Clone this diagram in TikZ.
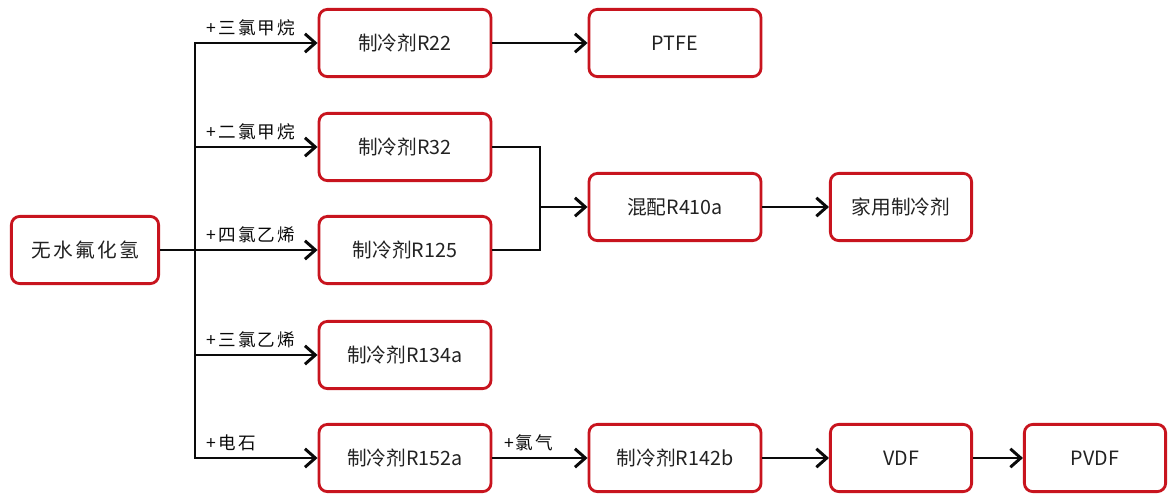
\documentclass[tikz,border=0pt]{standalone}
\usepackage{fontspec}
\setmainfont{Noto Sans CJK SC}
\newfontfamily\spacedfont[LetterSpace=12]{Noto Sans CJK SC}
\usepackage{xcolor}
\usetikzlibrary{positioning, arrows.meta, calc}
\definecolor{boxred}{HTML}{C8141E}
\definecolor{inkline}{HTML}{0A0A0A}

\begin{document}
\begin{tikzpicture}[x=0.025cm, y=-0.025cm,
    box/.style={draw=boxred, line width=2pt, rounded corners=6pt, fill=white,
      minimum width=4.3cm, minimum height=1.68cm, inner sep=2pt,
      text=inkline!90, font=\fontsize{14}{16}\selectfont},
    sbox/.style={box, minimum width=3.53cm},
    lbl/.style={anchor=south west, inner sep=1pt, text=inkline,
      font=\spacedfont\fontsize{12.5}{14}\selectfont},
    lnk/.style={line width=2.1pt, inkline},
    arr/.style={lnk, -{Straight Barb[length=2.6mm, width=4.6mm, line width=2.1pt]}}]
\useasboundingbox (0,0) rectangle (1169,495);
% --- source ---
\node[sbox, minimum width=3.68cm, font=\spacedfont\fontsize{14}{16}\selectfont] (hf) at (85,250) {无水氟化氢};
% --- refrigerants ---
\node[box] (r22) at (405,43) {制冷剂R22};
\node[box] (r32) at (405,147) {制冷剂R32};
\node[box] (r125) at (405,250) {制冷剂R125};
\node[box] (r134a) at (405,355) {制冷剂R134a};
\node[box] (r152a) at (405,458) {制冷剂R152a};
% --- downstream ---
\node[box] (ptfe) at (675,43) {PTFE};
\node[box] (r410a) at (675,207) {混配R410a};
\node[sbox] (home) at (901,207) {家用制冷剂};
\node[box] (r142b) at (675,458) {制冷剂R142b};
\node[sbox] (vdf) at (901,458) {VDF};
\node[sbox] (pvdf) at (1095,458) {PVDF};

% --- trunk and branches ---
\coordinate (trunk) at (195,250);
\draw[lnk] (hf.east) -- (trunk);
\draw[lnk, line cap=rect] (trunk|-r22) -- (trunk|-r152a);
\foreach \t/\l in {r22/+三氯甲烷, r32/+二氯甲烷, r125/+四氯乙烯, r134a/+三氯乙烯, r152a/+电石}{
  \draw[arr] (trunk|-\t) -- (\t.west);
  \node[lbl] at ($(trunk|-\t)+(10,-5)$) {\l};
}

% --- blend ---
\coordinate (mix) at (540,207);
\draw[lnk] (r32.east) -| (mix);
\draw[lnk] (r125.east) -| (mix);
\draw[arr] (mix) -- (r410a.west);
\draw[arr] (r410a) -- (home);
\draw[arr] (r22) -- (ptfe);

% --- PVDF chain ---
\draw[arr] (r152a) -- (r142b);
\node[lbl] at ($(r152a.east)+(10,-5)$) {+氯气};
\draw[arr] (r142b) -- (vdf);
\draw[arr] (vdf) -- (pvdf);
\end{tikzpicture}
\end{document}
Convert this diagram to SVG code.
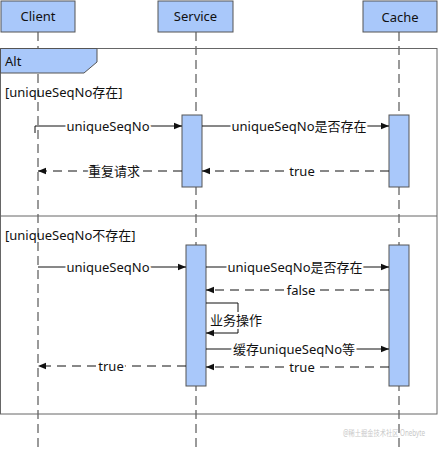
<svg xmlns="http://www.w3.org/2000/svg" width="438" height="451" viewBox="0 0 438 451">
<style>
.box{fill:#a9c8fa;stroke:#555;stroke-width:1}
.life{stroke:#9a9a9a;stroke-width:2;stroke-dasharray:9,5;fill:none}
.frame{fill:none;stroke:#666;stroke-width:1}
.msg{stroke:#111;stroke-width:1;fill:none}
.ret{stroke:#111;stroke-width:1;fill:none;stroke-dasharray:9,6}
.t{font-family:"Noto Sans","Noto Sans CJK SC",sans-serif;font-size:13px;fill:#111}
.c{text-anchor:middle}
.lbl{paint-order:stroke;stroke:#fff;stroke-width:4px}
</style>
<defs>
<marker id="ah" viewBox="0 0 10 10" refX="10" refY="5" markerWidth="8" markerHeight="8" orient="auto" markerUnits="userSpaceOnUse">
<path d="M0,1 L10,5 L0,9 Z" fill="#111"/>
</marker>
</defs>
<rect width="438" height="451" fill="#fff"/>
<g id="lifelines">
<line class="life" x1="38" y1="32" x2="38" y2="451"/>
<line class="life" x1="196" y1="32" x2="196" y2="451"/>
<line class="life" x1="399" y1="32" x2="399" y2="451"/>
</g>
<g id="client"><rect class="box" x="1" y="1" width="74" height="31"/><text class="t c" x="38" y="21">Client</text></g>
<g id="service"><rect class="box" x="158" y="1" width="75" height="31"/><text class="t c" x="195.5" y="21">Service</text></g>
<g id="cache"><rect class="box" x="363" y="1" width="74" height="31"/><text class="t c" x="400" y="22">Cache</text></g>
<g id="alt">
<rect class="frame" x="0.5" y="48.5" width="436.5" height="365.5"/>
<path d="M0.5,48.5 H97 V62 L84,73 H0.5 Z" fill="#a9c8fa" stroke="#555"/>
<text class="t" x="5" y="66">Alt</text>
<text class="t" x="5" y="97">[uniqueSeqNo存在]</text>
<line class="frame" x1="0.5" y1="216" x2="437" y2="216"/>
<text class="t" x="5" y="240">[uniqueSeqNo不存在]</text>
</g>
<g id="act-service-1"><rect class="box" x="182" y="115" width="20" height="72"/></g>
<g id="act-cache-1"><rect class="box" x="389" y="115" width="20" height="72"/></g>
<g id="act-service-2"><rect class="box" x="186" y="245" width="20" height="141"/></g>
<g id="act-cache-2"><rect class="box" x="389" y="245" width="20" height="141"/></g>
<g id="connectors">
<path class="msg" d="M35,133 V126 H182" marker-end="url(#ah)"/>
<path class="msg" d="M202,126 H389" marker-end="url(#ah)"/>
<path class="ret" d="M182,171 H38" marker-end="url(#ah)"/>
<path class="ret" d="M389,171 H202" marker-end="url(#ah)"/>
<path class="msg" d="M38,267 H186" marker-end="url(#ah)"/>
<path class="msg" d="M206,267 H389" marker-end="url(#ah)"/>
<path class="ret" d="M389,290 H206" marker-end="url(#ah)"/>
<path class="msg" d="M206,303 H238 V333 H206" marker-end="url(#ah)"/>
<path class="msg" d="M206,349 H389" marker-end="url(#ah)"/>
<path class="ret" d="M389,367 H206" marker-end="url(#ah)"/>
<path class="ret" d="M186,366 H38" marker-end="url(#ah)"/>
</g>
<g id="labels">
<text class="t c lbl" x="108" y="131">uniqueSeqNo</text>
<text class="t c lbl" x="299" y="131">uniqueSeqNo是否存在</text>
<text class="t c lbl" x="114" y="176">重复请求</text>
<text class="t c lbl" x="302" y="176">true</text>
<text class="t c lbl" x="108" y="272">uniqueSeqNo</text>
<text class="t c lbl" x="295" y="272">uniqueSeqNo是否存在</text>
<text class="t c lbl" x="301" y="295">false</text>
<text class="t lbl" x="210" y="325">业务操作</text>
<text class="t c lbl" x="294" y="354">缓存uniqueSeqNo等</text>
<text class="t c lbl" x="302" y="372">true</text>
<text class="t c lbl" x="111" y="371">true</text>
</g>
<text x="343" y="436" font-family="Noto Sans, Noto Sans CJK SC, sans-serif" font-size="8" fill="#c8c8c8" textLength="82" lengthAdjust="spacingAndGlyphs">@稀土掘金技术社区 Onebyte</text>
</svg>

**What is expected:** Look through the entries above; copy each line where the string "diagram" appears.

**Result below:**
Clone this diagram in TikZ.
Convert this diagram to SVG code.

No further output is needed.